The Grain Millers Association of Zimbabwe (GMAZ) has failed in its bid to urgently halt the government’s controversial grain import levy framework, which millers argue will increase the cost of staple foods, fuel inflation and threaten national food security.
Led by chairman Tafadzwa Musarara, GMAZ challenged Statutory Instrument 87 of 2025, arguing that the levies were unconstitutional, unlawfully introduced and imposed without adequate consultation.
The association also opposed provisions requiring processors to source increasing quantities of grain locally, saying Zimbabwe’s domestic production cannot meet national demand and that imports remain essential to cover shortages.
However, the High Court Commercial Division in Harare struck the matter off the urgent roll, allowing government to continue implementing the levy framework backed by Treasury and several agricultural stakeholders.
Justice Lucy Mungwari ruled under case number HCH435/26 that the application did not meet the threshold for urgency and ordered that it be removed from the urgent roll.
Named as respondents in the case were the Agricultural Marketing Authority (AMA), the Ministers of Agriculture, Finance, Justice, and Industry and Commerce, the Zimbabwe Revenue Authority (Zimra), the Zimbabwe National Statistics Agency (ZimStat), and the Attorney General.

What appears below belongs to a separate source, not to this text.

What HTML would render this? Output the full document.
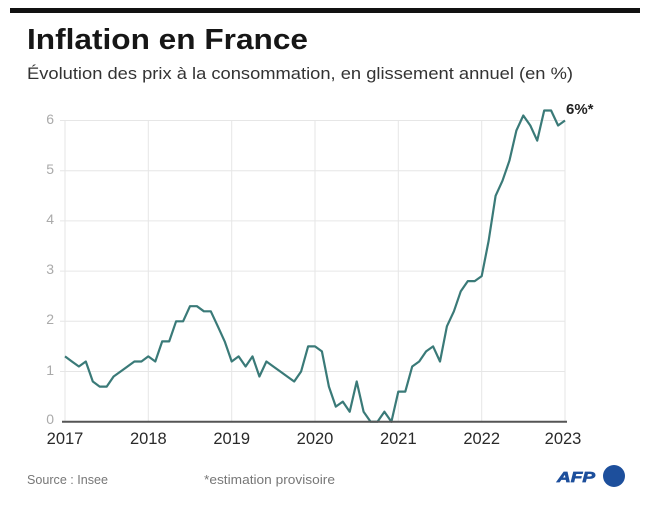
<!DOCTYPE html>
<html><head><meta charset="utf-8"><style>
html,body{margin:0;padding:0;background:#fff;}
svg{display:block;}
</style></head><body>
<svg width="655" height="513" viewBox="0 0 655 513" xmlns="http://www.w3.org/2000/svg" font-family="'Liberation Sans', sans-serif">
<rect width="655" height="513" fill="#fff"/>
<rect x="10" y="8" width="630" height="5" fill="#111"/>
<text x="27" y="49" font-size="29" font-weight="bold" fill="#161616" textLength="281" lengthAdjust="spacingAndGlyphs">Inflation en France</text>
<text x="27" y="79" font-size="17" fill="#333" textLength="546" lengthAdjust="spacingAndGlyphs">Évolution des prix à la consommation, en glissement annuel (en %)</text>
<g stroke="#e6e6e6" stroke-width="1">
<line x1="60" y1="120.5" x2="565" y2="120.5"/>
<line x1="60" y1="170.7" x2="565" y2="170.7"/>
<line x1="60" y1="220.9" x2="565" y2="220.9"/>
<line x1="60" y1="271.1" x2="565" y2="271.1"/>
<line x1="60" y1="321.3" x2="565" y2="321.3"/>
<line x1="60" y1="371.5" x2="565" y2="371.5"/>
<line x1="65" y1="120" x2="65" y2="421"/>
<line x1="148.3" y1="120" x2="148.3" y2="421"/>
<line x1="231.7" y1="120" x2="231.7" y2="421"/>
<line x1="315" y1="120" x2="315" y2="421"/>
<line x1="398.3" y1="120" x2="398.3" y2="421"/>
<line x1="481.7" y1="120" x2="481.7" y2="421"/>
<line x1="565" y1="120" x2="565" y2="421"/>
</g>
<g font-size="14" fill="#aaa" text-anchor="end">
<text x="54" y="124">6</text>
<text x="54" y="174">5</text>
<text x="54" y="224">4</text>
<text x="54" y="274">3</text>
<text x="54" y="324">2</text>
<text x="54" y="375">1</text>
<text x="54" y="424">0</text>
</g>
<polyline fill="none" stroke="#3a7a78" stroke-width="2.2" stroke-linejoin="round" points="65.0,356.4 71.9,361.5 78.9,366.5 85.8,361.5 92.8,381.5 99.7,386.6 106.7,386.6 113.6,376.5 120.6,371.5 127.5,366.5 134.4,361.5 141.4,361.5 148.3,356.4 155.3,361.5 162.2,341.4 169.2,341.4 176.1,321.3 183.1,321.3 190.0,306.2 196.9,306.2 203.9,311.3 210.8,311.3 217.8,326.3 224.7,341.4 231.7,361.5 238.6,356.4 245.6,366.5 252.5,356.4 259.4,376.5 266.4,361.5 273.3,366.5 280.3,371.5 287.2,376.5 294.2,381.5 301.1,371.5 308.1,346.4 315.0,346.4 321.9,351.4 328.9,386.6 335.8,406.6 342.8,401.6 349.7,411.7 356.7,381.5 363.6,411.7 370.6,421.7 377.5,421.7 384.4,411.7 391.4,421.7 398.3,391.6 405.3,391.6 412.2,366.5 419.2,361.5 426.1,351.4 433.1,346.4 440.0,361.5 446.9,326.3 453.9,311.3 460.8,291.2 467.8,281.1 474.7,281.1 481.7,276.1 488.6,241.0 495.6,195.8 502.5,180.7 509.4,160.7 516.4,130.5 523.3,115.5 530.3,125.5 537.2,140.6 544.2,110.5 551.1,110.5 558.1,125.5 565.0,120.5"/>
<line x1="62" y1="421.7" x2="567" y2="421.7" stroke="#555" stroke-width="2"/>
<g font-size="16.5" fill="#2a2a2a" text-anchor="middle">
<text x="65" y="444">2017</text>
<text x="148.3" y="444">2018</text>
<text x="231.7" y="444">2019</text>
<text x="315" y="444">2020</text>
<text x="398.3" y="444">2021</text>
<text x="481.7" y="444">2022</text>
<text x="563" y="444">2023</text>
</g>
<text x="566" y="114" font-size="15" font-weight="bold" fill="#222">6%*</text>
<text x="27" y="484" font-size="13" fill="#777" textLength="81" lengthAdjust="spacingAndGlyphs">Source : Insee</text>
<text x="204" y="484" font-size="13" fill="#777" textLength="131" lengthAdjust="spacingAndGlyphs">*estimation provisoire</text>
<text x="557" y="482" font-size="15" font-weight="bold" font-style="italic" fill="#1d4f9c" stroke="#1d4f9c" stroke-width="0.7" textLength="38" lengthAdjust="spacingAndGlyphs">AFP</text>
<circle cx="614" cy="476" r="11" fill="#1d4f9c"/>
</svg>
</body></html>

In its court papers, GMAZ argued that the levies would raise the cost of key food products, including mealie meal, flour and bread, at a time when consumers are already facing economic pressures.
The association also challenged the creation of what it described as an unlawful Agricultural Revolving Fund and accused authorities of abusing administrative powers by requiring levy payments before import permits are issued.
GMAZ also challenged provisions requiring millers to source increasing quantities of grain locally, arguing that domestic production remains insufficient to satisfy national demand and that imports are necessary to bridge supply gaps.
However, Justice Mungwari’s ruling means the levy framework remains in force while any further legal challenges proceed through the normal court process.
The decision is expected to be welcomed by government, which has consistently defended the policy as a strategic intervention aimed at supporting local farmers, financing irrigation infrastructure and reducing dependence on imported grain.
Correspondence from the Ministry of Finance indicates that authorities intend to continue implementing the levy regime as part of revised grain marketing arrangements for the 2025/26 summer agricultural season.
In a letter dated April 30, 2026, Finance Secretary George Guvamatanga reaffirmed Treasury’s support for the framework, describing it as a key component of broader efforts to strengthen domestic agricultural production and promote sector stability.
Treasury has argued that price disparities between imported grain and locally produced commodities negatively affect local producers, import substitution efforts and overall macroeconomic stability.
Government has designated the Agricultural Marketing Authority as the collecting agent for the levies, with revenue earmarked for farmer payments through the Grain Marketing Board and irrigation development programmes targeting smallholder farmers.
Legal analysts say government is relying on provisions of the Agricultural Marketing Authority Act, which provides for the collection of levies and the administration of funds to support agricultural development and food security initiatives.
According to experts familiar with the legislation, the Act authorises the imposition and collection of levies on producers, buyers and processors of agricultural products and empowers authorities to implement measures designed to stabilise and develop the agricultural sector.
Supporters of the framework argue that the levy forms part of wider localisation and import substitution policies intended to strengthen domestic grain production, support farmers and improve irrigation infrastructure.
The policy has received backing from several farmer organisations and indigenous millers who contend that reducing reliance on imports is essential for building sustainable local production systems.
Government officials say approximately US$5.7 million has already been collected through the levy framework, with some of the funds reportedly channelled towards irrigation projects in various provinces.
Authorities maintain that the measures are necessary to reduce Zimbabwe’s import bill and strengthen agricultural resilience in the face of anticipated climate-related challenges.
In April, Jacob Mudenda warned that the country’s growing dependence on imports was placing increasing pressure on industrial development and foreign currency reserves.
Mudenda said Zimbabwe’s import bill had risen from US$4.5 billion in 2019 to a projected US$10 billion in 2026, arguing that continued reliance on imported goods threatened local industry and domestic production.
Following the ruling, the Indigenous Grain Millers Association of Zimbabwe (IGMAZ) welcomed the court’s decision, describing it as an important victory for local agriculture and industrial development.
In a statement issued after the judgment, IGMAZ said the ruling helped safeguard the gains of the Land Reform Programme while advancing Zimbabwe’s food security and industrialisation objectives.
The association added that the grain levy framework under SI 87 of 2025 remains an important policy tool for protecting indigenous farmers, financing irrigation infrastructure and reducing the country’s dependence on imported grain.